Elle était passée à Iwacu au début de l’année 2012. Solange Lusiku Nsimire était heureuse. En février de la même année, elle avait reçu le titre prestigieux de « docteur honoris causa » de l’ UCL ( l’Université Catholique de Louvain.)
Un geste de reconnaissance pour son combat pour la presse qu’elle menait en tant que rédactrice en chef du journal, Le Souverain, l’unique journal de Bukavu, la capitale du sud Kivu en RDC.
« On lutte pour ne pas être inféodé aux politiques, on garde nos distances même si le journalisme est un métier de contact et… de distance. Ceci nous permet de garder notre sens critique par rapport aux différents discours tenus par les politiciens qui cherchent toujours à nous avoir chacun dans son camp », dira la rédactrice en chef du journal, au cours d’une interview avec notre collègue Abbas Mbazumutima.
On était tous subjugués par la « force tranquille » de cette dame , très réservée, loin de l’exubérance souvent prêtée à ses compatriotes. Une vraie leader.
Solange était une battante. A côté de ses fonctions au journal Le souverain, elle présidait en même temps l’Union nationale de la presse du Congo(UNPC), la section du Sud Kivu. « On se bat pour rester indépendant, professionnel et neutre », soulignait avec insistance cette journaliste qui avait derrière elle plus de 10 ans d’expérience, dont 7 passées à radio communautaire Maendeleo émettant à Bukavu.
Lutter à tout prix contre le téléphone arabe
Dans une région où tenir un journal relève du parcours de combattant, Solange Lusiku s’était engagée à lutter contre la rumeur et la désinformation : « Le sud Kivu est en proie aux attaques incessantes des bandes armées, le téléphone arabe fonctionne à merveille. On s’efforce de donner une information fiable et équilibrée, il en va de notre crédibilité. C’est notre engagement », martelait avec fermeté cette professionnelle des médias.
Son mensuel ne restait pas seulement dans le factuel mais traitait des articles de fond sur la société, l’économie, la politique, sur l’histoire du Sud Kivu, dans une démarche de « reconstruction de la mémoire collective. »
Bukavu, disait-elle, est une ville sans maison de la culture, sans musée, sans salle de spectacles, sans bibliothèque publique. « Nous sommes en train d’écrire une page de l’histoire de notre région » racontait avec détermination la rédactrice en chef du journal, Le Souverain.
Solange Lusiku Nsimire était également sensible à l’image de la femme dans la presse de notre sous-région.Quand on parle de la femme dans la presse de ces trois pays, c’est pour évoquer une femme violée, tuée, une femme battue ou victime d’autres injustices. « Il faut tout faire pour positiver et montrer que la femme n’est pas seulement celle qui pleure sur son sort, il y a beaucoup d’exemples de braves femmes ».

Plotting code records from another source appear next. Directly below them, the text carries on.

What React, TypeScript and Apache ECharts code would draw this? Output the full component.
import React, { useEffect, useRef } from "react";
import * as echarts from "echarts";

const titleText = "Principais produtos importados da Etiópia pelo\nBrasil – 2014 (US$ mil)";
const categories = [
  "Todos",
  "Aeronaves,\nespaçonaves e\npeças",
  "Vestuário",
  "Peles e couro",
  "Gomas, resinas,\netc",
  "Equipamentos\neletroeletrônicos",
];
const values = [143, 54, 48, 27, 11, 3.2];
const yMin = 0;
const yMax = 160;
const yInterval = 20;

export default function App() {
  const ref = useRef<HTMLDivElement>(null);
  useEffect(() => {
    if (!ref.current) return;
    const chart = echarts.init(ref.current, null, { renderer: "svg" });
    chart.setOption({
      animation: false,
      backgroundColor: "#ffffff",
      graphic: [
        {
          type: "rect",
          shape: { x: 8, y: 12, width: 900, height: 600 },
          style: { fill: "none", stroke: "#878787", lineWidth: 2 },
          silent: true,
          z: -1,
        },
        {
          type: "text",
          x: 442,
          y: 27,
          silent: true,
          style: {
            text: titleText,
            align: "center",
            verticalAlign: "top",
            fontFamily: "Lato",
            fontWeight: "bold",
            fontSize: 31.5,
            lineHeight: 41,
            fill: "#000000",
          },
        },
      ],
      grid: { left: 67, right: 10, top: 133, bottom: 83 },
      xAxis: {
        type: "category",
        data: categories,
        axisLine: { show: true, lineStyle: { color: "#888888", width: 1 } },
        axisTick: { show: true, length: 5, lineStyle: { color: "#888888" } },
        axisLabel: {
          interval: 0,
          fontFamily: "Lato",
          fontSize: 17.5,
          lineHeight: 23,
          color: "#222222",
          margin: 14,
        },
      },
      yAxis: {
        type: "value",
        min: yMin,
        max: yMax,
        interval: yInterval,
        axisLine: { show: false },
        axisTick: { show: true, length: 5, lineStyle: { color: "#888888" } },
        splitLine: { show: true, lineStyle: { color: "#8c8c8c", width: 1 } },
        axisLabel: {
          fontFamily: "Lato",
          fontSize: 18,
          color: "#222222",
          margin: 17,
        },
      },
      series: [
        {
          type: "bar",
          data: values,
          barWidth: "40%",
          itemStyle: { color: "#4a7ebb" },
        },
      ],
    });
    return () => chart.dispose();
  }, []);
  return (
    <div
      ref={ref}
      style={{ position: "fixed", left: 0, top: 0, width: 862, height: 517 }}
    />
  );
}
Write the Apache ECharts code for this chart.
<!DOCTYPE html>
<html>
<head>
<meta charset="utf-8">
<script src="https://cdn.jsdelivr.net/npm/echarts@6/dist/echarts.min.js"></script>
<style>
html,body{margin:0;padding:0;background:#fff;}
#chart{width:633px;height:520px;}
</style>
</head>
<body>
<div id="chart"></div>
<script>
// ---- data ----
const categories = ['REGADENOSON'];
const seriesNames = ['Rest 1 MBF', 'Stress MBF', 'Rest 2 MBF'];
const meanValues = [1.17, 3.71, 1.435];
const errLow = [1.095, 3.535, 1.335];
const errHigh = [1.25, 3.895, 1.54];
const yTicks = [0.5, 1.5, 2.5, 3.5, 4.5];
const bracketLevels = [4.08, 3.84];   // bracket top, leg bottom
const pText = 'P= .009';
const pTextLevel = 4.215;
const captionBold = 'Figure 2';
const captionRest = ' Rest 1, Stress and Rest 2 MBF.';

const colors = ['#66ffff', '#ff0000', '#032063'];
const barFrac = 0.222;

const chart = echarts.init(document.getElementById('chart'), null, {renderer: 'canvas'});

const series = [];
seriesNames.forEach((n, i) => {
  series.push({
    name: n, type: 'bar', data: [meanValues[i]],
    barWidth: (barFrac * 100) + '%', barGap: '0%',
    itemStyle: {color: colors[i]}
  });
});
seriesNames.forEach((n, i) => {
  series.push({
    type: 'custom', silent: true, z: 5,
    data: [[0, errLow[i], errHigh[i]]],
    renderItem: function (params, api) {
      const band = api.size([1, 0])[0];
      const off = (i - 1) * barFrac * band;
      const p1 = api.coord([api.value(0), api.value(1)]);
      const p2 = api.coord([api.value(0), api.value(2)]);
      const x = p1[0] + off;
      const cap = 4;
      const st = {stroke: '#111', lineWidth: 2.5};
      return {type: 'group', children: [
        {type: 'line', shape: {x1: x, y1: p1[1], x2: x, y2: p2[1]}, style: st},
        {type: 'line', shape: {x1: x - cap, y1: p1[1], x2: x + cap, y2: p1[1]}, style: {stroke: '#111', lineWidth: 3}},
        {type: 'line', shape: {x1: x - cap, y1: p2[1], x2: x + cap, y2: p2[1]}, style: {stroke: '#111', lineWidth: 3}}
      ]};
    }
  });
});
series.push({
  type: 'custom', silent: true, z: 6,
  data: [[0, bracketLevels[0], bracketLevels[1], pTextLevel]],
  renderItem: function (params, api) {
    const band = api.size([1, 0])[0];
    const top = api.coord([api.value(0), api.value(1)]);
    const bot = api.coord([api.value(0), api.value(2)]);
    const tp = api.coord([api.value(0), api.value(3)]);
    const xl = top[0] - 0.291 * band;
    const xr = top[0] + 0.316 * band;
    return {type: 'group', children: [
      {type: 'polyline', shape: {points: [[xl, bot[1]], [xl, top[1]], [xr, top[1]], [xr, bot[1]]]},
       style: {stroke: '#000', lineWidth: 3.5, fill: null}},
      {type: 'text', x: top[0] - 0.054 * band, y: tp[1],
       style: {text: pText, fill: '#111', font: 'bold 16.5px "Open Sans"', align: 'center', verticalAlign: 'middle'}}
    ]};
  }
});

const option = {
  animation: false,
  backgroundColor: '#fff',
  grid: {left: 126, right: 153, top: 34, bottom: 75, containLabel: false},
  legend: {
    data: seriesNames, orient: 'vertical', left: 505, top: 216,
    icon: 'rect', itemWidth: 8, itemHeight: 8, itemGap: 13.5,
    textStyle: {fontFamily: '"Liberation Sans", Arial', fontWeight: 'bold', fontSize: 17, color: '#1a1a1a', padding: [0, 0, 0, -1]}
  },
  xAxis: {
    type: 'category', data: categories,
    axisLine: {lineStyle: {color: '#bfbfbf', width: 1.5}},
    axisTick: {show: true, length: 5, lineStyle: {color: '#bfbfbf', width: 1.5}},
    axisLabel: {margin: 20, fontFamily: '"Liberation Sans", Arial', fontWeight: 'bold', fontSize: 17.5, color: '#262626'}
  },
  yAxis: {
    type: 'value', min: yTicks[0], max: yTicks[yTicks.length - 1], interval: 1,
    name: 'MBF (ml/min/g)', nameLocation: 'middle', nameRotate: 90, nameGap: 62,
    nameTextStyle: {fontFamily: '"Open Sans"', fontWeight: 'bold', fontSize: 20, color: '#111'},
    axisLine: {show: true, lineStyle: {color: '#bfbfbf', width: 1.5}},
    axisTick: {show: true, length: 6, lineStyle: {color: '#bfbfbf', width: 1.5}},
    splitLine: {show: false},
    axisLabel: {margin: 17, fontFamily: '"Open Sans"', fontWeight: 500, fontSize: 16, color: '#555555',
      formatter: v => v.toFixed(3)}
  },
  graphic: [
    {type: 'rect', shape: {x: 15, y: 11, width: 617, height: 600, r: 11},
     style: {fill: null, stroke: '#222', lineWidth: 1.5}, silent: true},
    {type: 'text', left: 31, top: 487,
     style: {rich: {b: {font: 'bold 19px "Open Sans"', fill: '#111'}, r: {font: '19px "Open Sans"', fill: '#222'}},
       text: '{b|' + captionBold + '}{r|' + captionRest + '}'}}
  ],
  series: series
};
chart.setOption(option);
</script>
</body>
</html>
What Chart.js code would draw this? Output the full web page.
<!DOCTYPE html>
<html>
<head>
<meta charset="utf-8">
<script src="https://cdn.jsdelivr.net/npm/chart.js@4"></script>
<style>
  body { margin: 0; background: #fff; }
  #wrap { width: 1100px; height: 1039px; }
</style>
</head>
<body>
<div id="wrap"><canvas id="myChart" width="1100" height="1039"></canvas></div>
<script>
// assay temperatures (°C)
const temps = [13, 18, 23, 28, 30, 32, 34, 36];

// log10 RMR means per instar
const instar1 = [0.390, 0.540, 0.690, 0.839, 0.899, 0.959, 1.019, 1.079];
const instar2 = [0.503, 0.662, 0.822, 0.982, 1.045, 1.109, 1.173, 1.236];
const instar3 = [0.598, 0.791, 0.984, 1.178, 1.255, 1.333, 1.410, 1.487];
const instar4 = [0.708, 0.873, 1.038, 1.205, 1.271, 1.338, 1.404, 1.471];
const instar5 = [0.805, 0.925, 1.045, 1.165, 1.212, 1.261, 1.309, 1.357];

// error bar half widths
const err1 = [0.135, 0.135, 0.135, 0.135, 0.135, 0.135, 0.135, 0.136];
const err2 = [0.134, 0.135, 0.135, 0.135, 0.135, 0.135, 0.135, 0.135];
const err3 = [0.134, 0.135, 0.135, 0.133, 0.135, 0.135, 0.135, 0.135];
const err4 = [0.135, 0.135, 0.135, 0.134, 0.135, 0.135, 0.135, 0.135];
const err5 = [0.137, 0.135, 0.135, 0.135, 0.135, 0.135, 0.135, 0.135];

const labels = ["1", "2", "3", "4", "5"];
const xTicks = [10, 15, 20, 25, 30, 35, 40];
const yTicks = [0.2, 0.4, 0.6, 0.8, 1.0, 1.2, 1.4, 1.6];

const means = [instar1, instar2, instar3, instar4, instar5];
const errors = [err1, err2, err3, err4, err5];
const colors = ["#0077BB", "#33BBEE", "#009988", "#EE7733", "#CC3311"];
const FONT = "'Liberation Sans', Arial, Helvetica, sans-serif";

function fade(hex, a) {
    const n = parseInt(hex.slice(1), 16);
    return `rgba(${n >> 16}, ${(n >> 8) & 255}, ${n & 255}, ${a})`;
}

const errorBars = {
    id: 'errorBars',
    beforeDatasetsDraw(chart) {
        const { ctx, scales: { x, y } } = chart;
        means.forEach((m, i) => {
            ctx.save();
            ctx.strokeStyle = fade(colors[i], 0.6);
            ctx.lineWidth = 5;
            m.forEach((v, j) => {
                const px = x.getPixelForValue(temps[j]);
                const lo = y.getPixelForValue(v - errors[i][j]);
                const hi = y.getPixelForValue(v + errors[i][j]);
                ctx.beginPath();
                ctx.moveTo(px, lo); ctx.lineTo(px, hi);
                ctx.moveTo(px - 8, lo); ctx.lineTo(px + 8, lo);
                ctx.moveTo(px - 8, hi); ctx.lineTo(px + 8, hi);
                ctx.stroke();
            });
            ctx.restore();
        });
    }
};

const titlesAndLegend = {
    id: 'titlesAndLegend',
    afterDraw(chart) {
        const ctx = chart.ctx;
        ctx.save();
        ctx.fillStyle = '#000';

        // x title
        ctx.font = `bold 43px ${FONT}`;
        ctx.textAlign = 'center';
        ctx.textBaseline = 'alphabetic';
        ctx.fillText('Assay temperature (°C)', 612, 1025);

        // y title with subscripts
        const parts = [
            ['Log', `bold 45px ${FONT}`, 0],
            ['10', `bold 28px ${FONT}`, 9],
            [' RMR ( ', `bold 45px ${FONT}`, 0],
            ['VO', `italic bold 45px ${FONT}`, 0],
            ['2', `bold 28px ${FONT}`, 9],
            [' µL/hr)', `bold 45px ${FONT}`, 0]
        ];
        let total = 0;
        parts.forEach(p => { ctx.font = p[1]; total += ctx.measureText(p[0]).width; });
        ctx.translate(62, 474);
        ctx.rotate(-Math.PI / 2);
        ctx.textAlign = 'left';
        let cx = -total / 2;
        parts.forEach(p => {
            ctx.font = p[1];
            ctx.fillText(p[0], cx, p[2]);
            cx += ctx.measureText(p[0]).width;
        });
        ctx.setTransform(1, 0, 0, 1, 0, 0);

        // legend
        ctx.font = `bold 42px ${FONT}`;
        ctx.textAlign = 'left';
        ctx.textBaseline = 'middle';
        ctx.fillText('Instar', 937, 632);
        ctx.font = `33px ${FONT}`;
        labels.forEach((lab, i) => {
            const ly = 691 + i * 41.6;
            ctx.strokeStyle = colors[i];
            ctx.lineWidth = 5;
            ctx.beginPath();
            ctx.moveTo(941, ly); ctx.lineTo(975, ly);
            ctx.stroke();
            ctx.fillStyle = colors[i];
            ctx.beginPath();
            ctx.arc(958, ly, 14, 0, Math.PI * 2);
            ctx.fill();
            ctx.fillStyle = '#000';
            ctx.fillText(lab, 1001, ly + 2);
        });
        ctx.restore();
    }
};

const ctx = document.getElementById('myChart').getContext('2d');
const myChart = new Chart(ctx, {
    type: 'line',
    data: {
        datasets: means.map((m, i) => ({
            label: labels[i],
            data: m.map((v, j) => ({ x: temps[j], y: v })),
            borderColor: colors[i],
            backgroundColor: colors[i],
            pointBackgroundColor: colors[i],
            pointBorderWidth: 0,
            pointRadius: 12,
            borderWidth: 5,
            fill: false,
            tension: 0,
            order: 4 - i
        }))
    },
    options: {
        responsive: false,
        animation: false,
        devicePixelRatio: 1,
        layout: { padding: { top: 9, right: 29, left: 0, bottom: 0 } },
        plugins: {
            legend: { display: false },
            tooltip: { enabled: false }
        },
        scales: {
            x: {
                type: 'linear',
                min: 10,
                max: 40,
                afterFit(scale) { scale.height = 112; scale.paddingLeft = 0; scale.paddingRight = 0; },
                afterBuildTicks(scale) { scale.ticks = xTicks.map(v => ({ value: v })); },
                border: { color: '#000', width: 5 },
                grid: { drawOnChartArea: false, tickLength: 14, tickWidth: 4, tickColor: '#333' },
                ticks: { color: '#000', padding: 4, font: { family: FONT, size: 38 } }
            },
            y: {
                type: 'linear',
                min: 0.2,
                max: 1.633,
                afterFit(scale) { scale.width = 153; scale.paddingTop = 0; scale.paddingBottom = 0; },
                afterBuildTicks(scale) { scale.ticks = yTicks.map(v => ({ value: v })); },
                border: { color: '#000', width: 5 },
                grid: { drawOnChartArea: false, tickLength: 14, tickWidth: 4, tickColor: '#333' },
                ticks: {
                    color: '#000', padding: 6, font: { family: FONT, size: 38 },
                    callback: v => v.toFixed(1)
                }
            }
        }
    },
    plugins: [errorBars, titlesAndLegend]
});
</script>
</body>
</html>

Elle bouillonnait d’idées, de projets. On voulait lancer un partenariat entre Iwacu et Le souverain, organiser par exemple des échanges de journalistes dans nos rédactions respectives. L’histoire n’a pas permis à cette initiative d’éclore…
C’est ce week-end que j’ai appris via les réseaux sociaux le décès de cette grande dame dans un hôpital de Kinshasa,à 46 ans seulement, après une courte maladie. Iwacu exprime sa sympathie à la famille de Solange Lusiku et à tous les journalistes de Bukavu. RIP, chère soeur.